(Task to carry out)
Going through the material below, please gather all lines with the word "Output" in them.

(Records provided)
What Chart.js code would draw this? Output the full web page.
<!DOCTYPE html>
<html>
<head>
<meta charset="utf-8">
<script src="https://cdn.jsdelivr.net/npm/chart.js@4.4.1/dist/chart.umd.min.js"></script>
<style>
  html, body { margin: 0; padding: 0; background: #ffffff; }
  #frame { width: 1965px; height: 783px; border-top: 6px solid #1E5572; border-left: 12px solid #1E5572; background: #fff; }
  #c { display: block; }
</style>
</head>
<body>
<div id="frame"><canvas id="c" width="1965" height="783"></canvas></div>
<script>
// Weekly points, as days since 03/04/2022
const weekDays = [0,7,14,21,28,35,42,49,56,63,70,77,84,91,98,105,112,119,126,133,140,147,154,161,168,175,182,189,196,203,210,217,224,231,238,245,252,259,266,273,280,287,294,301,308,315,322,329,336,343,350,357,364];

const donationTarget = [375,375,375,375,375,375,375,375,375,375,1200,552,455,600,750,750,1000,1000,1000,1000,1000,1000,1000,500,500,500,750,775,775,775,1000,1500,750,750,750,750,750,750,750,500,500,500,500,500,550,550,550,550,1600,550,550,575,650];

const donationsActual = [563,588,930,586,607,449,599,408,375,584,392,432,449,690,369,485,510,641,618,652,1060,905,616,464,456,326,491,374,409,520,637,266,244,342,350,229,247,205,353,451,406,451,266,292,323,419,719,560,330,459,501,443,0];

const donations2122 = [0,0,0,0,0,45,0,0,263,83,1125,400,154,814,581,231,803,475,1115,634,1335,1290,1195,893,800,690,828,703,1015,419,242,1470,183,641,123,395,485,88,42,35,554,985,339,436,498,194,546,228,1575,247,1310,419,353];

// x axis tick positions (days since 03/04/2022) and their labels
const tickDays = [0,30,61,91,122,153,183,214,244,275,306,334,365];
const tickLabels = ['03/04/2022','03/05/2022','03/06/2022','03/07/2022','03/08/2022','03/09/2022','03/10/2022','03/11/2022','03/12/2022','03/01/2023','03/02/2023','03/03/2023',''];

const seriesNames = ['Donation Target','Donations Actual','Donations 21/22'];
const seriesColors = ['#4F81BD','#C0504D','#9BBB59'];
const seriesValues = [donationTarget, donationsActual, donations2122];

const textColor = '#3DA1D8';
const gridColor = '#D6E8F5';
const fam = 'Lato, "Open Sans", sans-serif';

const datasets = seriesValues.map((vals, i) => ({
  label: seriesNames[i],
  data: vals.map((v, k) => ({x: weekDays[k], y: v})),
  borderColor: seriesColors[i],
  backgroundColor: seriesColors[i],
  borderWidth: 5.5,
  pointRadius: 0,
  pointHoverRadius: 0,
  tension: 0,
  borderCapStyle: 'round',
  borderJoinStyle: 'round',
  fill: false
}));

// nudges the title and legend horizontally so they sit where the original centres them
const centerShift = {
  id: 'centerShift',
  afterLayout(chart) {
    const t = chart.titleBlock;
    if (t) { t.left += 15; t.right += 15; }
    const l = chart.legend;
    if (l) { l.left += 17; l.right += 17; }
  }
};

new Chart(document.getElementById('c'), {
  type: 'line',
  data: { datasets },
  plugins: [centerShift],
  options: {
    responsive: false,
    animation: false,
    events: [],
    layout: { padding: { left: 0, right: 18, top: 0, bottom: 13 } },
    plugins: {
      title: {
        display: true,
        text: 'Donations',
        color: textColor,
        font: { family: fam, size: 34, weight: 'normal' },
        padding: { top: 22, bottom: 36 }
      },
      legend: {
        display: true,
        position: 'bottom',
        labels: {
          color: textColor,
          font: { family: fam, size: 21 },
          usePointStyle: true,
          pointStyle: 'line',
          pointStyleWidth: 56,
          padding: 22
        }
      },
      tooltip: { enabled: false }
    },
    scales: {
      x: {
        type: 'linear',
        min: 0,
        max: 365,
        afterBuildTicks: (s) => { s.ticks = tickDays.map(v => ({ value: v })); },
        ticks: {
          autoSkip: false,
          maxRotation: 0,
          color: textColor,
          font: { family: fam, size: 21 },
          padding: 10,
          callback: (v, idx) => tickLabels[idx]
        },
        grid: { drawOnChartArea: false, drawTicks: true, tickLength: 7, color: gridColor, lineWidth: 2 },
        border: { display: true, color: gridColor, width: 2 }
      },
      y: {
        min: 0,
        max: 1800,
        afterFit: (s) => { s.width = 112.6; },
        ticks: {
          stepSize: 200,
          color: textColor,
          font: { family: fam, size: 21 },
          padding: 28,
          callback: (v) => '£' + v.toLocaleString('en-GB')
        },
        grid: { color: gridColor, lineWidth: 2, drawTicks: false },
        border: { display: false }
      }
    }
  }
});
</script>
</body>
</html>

==

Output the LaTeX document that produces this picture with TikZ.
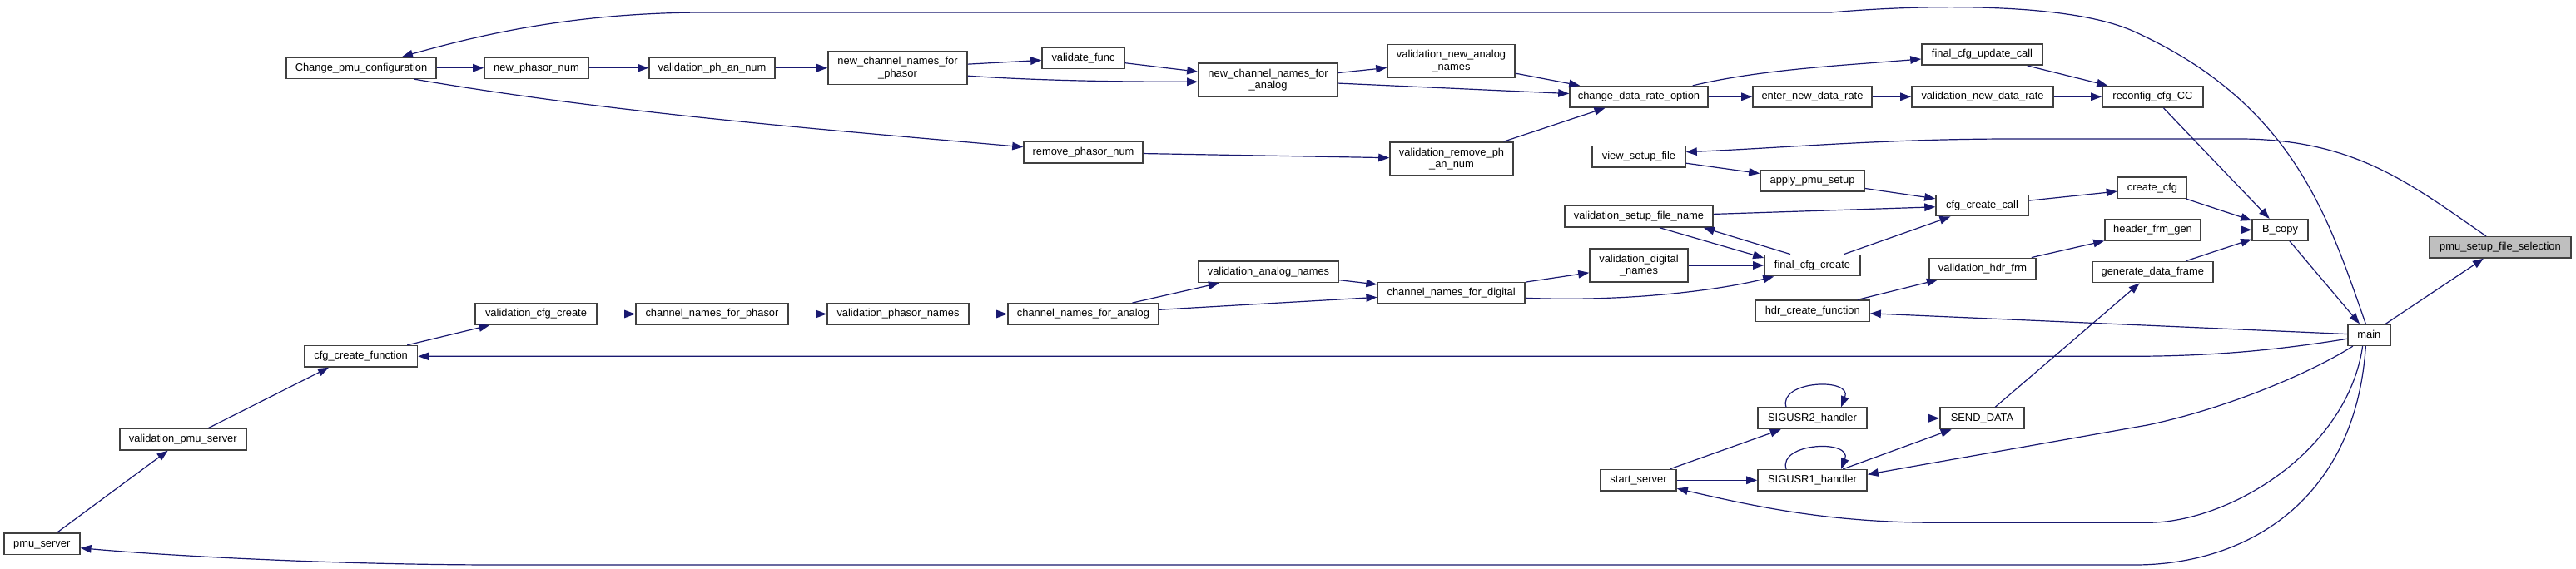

(Answer below)
What Chart.js code would draw this? Output the full web page.
Output the LaTeX document that produces this picture with TikZ.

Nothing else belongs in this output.